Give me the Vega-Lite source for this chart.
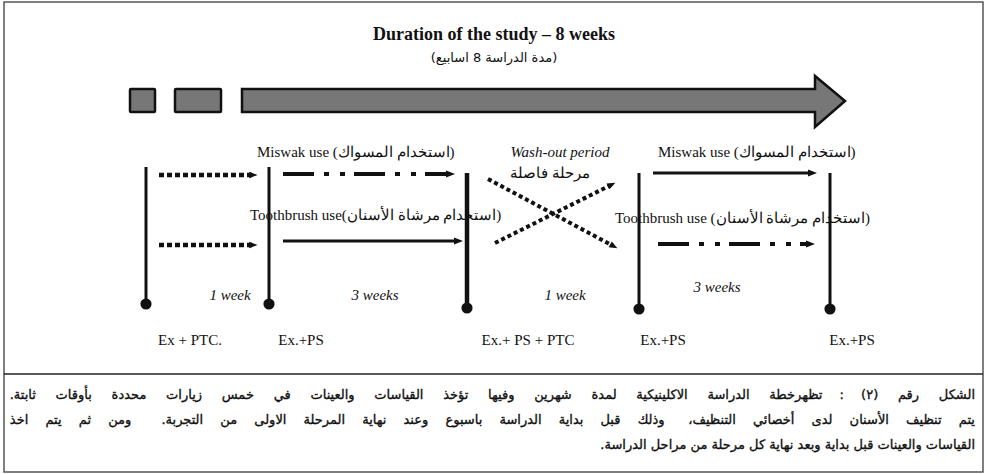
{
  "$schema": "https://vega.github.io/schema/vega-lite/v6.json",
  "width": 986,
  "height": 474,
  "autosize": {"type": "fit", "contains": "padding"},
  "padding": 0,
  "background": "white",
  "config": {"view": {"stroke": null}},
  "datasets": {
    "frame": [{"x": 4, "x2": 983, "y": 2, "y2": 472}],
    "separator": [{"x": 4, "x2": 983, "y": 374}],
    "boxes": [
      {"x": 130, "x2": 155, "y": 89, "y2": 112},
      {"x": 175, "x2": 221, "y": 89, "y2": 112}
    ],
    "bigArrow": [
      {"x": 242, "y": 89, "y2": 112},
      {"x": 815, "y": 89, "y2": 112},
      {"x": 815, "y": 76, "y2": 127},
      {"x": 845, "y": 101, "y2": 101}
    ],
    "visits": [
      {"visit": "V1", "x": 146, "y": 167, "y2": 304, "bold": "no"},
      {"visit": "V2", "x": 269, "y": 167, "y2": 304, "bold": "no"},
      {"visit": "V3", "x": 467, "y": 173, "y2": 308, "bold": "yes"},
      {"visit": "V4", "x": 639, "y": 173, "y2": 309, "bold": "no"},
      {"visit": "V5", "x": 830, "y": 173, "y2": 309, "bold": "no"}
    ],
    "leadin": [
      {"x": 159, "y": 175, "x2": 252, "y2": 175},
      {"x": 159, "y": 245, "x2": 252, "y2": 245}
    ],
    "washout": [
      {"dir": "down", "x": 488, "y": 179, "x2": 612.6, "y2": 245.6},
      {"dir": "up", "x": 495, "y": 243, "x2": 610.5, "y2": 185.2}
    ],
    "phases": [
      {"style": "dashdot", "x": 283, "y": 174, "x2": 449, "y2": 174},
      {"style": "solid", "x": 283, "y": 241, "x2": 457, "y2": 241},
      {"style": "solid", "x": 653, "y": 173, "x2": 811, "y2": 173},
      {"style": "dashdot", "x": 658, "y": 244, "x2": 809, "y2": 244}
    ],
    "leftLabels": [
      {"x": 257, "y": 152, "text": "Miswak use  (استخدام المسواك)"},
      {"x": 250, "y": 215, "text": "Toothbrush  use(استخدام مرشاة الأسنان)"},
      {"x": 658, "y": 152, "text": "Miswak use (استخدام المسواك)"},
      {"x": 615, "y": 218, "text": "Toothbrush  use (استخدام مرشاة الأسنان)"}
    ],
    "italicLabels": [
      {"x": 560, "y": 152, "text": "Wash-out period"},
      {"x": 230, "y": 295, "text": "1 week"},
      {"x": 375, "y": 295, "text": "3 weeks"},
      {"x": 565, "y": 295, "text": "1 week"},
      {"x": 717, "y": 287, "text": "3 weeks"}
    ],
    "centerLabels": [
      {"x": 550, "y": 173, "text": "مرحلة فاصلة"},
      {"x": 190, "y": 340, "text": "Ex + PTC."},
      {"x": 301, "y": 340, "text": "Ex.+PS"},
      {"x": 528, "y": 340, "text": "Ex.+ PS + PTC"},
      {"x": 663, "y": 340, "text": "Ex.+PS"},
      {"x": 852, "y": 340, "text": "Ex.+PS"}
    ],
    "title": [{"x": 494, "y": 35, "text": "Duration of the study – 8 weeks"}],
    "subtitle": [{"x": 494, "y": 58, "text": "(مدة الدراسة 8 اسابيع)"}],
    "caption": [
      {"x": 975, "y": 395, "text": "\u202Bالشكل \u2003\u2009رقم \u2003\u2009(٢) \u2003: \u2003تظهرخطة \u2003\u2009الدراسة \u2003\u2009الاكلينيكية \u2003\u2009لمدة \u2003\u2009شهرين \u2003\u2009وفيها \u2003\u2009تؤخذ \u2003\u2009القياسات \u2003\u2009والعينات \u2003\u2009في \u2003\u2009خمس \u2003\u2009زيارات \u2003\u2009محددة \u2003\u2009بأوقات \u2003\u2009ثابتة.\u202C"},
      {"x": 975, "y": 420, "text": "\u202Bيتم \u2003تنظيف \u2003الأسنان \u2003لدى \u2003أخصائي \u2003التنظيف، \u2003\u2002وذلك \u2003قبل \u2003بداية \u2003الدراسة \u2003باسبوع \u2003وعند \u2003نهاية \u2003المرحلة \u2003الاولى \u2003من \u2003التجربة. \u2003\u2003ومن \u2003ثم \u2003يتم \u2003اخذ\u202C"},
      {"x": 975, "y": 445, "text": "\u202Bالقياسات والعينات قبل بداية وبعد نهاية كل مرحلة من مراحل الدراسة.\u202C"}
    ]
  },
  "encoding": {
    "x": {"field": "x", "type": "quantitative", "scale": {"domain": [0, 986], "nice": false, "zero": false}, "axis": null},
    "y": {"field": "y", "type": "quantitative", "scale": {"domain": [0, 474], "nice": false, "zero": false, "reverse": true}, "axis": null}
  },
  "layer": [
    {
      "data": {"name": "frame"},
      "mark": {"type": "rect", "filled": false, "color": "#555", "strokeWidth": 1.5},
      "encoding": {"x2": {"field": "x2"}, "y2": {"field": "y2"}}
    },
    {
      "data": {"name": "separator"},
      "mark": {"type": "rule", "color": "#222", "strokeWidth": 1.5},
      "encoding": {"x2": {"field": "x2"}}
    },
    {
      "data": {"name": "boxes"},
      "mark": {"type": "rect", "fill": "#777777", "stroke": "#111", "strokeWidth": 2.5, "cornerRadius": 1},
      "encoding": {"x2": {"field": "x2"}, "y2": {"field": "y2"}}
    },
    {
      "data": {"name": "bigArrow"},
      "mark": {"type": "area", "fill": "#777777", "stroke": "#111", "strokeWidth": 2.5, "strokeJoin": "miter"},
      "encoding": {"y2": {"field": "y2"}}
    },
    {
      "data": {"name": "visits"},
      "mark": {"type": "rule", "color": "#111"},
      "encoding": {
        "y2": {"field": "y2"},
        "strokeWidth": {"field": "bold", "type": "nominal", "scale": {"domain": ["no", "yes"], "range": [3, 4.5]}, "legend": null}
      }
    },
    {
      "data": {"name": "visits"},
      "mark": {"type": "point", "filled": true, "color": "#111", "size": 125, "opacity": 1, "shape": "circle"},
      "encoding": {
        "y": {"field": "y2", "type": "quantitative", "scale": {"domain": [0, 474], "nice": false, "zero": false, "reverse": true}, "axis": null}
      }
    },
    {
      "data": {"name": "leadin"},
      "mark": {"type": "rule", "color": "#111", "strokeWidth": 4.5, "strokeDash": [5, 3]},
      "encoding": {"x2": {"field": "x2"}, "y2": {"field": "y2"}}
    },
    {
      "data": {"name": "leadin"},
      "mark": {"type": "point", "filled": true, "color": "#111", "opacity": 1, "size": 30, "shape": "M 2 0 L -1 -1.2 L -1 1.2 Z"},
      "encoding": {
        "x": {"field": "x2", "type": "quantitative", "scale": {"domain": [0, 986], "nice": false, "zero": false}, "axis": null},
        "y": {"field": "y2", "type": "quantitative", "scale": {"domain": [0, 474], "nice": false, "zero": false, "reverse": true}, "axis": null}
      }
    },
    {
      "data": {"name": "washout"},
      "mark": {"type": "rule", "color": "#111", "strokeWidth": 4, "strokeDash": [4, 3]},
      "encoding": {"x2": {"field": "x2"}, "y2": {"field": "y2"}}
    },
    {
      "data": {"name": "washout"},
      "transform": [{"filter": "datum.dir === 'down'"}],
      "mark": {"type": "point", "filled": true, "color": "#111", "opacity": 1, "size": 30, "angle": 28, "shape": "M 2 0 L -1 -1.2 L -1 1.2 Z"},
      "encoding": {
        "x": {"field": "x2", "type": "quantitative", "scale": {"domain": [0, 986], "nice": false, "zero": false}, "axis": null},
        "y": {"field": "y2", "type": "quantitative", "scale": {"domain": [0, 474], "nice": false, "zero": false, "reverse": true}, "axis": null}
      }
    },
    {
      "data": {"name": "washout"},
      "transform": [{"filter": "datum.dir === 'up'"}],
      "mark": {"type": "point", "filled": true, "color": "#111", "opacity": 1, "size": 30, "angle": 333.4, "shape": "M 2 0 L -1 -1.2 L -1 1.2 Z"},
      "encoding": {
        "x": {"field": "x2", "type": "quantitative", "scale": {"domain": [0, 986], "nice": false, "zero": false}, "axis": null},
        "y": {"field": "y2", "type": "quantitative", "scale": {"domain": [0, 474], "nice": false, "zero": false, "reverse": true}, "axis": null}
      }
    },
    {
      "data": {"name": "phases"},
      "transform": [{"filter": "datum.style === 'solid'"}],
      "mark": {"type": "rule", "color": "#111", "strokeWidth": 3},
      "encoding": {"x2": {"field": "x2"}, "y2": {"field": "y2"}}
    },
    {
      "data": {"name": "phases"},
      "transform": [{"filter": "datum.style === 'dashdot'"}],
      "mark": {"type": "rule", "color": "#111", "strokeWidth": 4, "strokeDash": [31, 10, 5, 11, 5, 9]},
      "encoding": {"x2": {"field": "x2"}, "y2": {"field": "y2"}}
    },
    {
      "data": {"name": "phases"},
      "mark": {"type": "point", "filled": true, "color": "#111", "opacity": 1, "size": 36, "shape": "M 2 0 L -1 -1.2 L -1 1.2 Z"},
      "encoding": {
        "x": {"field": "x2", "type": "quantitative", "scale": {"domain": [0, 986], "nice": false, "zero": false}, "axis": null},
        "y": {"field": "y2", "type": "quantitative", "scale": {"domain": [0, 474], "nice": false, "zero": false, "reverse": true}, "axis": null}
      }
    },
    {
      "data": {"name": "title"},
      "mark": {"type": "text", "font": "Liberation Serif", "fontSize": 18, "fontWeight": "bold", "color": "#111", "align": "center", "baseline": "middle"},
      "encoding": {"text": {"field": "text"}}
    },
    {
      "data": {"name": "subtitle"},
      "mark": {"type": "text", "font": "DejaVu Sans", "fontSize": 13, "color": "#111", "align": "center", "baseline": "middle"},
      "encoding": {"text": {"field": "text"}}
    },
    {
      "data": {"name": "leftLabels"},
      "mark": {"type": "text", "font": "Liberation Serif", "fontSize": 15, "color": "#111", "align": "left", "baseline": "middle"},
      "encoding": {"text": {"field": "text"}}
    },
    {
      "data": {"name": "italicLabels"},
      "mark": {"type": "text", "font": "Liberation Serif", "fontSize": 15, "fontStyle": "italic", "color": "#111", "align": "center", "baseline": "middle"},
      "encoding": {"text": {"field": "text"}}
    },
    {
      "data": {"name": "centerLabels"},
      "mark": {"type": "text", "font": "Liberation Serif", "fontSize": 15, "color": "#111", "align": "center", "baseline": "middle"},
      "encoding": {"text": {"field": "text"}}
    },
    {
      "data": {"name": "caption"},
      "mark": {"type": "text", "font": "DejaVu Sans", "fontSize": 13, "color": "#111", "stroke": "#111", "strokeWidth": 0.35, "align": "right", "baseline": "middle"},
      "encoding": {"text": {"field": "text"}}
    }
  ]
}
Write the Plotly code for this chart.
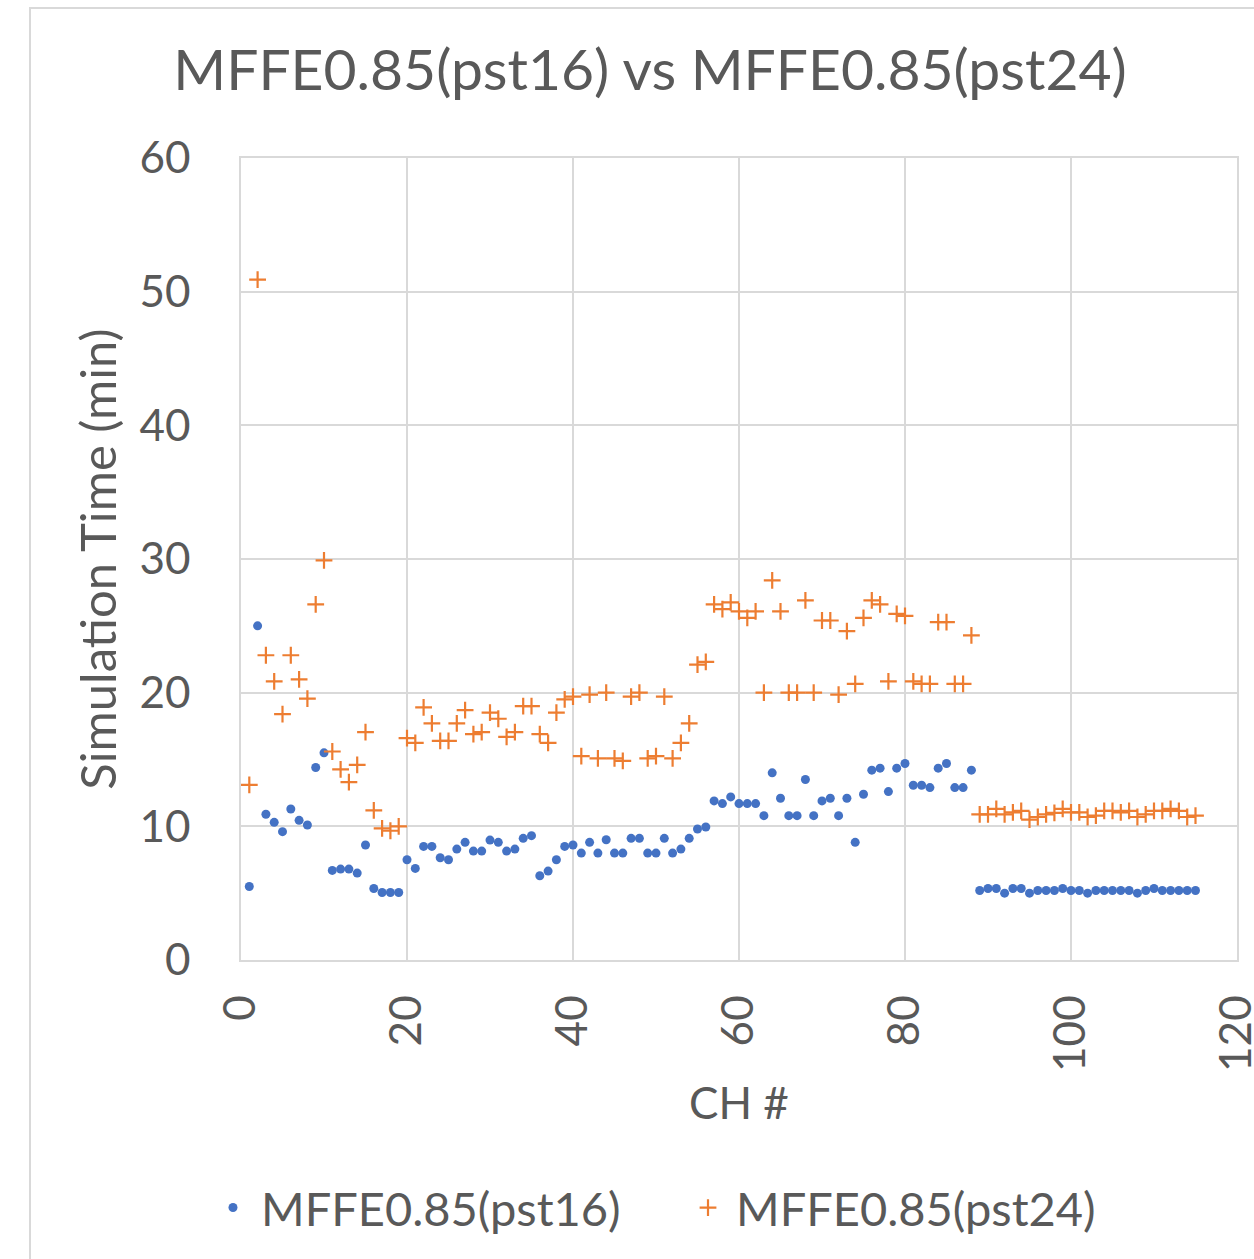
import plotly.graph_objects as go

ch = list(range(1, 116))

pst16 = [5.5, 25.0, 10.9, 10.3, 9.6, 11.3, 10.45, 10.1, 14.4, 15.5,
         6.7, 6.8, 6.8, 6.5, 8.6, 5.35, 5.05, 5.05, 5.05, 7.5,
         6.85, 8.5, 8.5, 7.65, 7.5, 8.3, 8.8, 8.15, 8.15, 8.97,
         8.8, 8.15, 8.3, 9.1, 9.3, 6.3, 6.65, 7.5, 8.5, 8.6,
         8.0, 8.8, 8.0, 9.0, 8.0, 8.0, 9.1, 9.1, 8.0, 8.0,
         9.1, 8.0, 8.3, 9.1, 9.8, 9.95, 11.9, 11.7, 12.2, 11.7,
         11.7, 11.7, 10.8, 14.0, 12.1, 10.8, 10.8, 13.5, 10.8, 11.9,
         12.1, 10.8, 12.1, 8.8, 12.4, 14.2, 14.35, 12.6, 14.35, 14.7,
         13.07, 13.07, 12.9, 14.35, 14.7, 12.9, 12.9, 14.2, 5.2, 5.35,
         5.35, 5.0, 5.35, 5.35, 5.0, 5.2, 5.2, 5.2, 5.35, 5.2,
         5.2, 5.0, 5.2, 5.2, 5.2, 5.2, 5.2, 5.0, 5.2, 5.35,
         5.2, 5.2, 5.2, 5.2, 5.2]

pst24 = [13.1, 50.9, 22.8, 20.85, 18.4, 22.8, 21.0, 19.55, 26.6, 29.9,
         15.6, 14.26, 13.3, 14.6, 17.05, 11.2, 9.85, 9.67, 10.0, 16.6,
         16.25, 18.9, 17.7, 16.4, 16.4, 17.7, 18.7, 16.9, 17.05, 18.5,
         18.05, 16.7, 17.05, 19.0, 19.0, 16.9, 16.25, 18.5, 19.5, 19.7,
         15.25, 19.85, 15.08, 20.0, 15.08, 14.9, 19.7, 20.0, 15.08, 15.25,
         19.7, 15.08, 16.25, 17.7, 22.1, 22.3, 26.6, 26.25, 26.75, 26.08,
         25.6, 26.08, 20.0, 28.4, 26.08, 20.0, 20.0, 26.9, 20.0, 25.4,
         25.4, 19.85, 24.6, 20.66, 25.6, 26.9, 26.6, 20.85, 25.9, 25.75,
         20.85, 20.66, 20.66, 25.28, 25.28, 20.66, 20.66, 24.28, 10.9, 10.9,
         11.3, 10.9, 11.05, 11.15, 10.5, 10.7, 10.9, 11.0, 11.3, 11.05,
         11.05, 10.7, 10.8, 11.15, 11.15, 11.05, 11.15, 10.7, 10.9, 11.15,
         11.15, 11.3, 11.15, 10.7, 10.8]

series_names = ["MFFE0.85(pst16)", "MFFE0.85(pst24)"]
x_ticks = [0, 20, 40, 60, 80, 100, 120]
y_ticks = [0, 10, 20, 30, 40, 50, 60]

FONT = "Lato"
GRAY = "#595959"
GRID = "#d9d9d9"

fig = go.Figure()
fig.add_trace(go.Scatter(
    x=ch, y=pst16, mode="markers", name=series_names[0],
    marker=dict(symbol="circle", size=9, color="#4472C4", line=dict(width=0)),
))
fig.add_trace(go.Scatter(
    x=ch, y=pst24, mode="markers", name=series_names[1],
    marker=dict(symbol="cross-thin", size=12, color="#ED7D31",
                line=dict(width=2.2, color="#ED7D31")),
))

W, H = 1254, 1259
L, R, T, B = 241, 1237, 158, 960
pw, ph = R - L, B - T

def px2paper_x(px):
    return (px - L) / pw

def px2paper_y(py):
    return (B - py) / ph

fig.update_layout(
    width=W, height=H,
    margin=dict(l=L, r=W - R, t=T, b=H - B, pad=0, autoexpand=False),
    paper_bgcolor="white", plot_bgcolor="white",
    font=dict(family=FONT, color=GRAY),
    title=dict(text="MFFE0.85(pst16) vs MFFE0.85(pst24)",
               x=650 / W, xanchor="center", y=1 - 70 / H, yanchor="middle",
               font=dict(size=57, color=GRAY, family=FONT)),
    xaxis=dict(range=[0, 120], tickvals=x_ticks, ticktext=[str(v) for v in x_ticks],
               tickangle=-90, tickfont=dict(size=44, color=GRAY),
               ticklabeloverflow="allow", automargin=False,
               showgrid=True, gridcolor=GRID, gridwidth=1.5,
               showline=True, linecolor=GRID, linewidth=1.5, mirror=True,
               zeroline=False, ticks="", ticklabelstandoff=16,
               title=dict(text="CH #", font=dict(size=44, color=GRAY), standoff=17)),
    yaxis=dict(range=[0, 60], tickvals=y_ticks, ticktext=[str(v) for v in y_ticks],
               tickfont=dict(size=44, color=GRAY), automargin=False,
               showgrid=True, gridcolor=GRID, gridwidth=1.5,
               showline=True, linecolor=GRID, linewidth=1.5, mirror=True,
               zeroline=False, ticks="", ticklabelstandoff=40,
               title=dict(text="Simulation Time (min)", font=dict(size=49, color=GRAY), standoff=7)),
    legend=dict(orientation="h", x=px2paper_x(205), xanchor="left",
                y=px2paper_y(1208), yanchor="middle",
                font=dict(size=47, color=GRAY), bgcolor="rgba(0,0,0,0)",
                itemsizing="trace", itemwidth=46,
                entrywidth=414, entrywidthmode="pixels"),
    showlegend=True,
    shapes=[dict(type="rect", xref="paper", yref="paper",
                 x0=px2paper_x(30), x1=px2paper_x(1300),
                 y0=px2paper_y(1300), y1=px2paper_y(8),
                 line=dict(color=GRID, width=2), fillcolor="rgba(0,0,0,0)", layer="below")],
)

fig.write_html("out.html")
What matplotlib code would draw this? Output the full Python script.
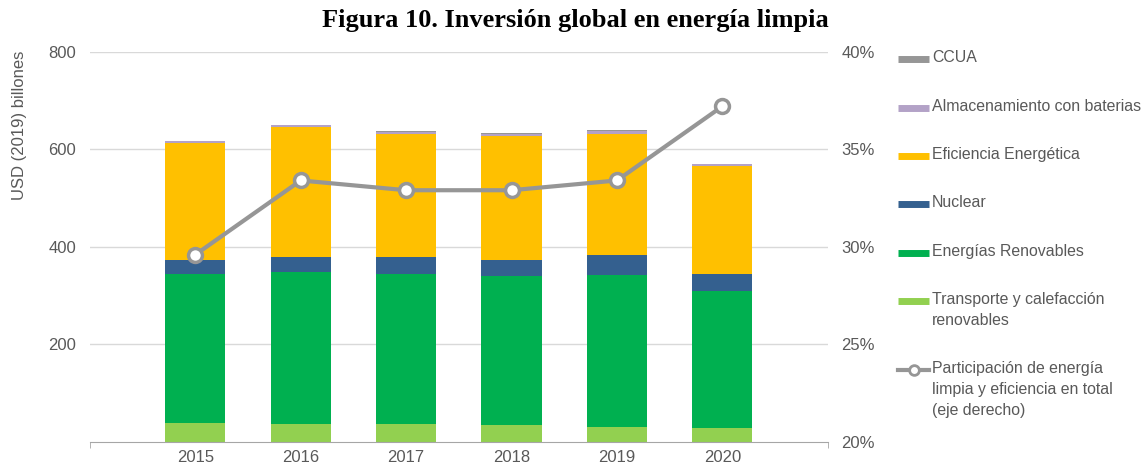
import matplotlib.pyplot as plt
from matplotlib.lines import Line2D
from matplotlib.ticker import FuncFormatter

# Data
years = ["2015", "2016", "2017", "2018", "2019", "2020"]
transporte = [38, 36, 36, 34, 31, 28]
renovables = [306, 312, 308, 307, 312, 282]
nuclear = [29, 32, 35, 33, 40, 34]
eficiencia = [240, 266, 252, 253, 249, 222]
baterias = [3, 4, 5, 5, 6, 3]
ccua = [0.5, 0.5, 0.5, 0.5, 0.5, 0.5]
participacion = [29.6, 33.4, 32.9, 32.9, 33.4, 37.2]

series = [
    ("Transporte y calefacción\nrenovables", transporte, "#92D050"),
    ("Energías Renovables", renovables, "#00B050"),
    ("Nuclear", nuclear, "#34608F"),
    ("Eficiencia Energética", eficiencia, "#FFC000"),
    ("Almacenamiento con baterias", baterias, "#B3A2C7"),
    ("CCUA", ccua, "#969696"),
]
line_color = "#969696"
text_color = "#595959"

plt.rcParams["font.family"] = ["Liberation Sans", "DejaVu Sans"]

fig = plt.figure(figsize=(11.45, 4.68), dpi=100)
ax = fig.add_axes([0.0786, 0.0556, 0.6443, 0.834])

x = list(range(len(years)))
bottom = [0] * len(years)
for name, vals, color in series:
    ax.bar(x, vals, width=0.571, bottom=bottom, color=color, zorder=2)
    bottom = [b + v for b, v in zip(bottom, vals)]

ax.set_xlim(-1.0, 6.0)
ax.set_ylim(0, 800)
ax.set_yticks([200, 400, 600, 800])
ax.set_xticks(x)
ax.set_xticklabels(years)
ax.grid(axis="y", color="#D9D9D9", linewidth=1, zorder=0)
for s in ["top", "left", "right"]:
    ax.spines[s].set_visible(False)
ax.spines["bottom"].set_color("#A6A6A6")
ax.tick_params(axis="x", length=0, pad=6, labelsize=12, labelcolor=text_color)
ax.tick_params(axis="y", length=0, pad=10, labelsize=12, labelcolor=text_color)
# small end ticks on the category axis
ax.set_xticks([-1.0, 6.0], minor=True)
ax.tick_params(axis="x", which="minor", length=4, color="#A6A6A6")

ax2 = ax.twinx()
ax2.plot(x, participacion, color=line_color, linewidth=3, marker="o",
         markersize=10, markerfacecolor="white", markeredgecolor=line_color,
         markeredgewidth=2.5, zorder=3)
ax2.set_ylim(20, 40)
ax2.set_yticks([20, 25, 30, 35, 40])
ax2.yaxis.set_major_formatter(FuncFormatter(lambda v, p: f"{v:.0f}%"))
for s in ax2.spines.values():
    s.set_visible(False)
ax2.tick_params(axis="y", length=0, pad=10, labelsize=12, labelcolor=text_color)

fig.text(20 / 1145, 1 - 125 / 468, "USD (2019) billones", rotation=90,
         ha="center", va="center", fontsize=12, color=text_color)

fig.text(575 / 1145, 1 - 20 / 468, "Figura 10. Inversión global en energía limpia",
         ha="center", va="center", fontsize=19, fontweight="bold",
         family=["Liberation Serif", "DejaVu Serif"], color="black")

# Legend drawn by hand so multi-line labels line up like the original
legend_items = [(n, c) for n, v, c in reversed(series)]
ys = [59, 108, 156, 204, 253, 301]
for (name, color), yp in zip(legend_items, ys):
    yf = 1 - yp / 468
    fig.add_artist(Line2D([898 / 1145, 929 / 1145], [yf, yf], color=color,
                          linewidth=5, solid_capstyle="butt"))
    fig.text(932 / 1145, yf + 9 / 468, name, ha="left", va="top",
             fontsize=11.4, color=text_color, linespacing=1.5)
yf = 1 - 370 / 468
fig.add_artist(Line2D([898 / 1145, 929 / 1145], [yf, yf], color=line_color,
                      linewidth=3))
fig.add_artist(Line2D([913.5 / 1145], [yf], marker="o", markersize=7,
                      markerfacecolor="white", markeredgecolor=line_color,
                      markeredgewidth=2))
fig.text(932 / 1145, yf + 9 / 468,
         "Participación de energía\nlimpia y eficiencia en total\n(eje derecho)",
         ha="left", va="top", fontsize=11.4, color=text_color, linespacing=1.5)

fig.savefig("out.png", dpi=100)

|---|

Problem requirements = Beginning with the line above that contains "Write the Plotly code for this chart." and finishing with the line that contains "5.2, 5.2, 5.2, 5.2, 5.2]", print those lines exactly and only. Skip all pictures.

Task result =
Write the Plotly code for this chart.
import plotly.graph_objects as go

ch = list(range(1, 116))

pst16 = [5.5, 25.0, 10.9, 10.3, 9.6, 11.3, 10.45, 10.1, 14.4, 15.5,
         6.7, 6.8, 6.8, 6.5, 8.6, 5.35, 5.05, 5.05, 5.05, 7.5,
         6.85, 8.5, 8.5, 7.65, 7.5, 8.3, 8.8, 8.15, 8.15, 8.97,
         8.8, 8.15, 8.3, 9.1, 9.3, 6.3, 6.65, 7.5, 8.5, 8.6,
         8.0, 8.8, 8.0, 9.0, 8.0, 8.0, 9.1, 9.1, 8.0, 8.0,
         9.1, 8.0, 8.3, 9.1, 9.8, 9.95, 11.9, 11.7, 12.2, 11.7,
         11.7, 11.7, 10.8, 14.0, 12.1, 10.8, 10.8, 13.5, 10.8, 11.9,
         12.1, 10.8, 12.1, 8.8, 12.4, 14.2, 14.35, 12.6, 14.35, 14.7,
         13.07, 13.07, 12.9, 14.35, 14.7, 12.9, 12.9, 14.2, 5.2, 5.35,
         5.35, 5.0, 5.35, 5.35, 5.0, 5.2, 5.2, 5.2, 5.35, 5.2,
         5.2, 5.0, 5.2, 5.2, 5.2, 5.2, 5.2, 5.0, 5.2, 5.35,
         5.2, 5.2, 5.2, 5.2, 5.2]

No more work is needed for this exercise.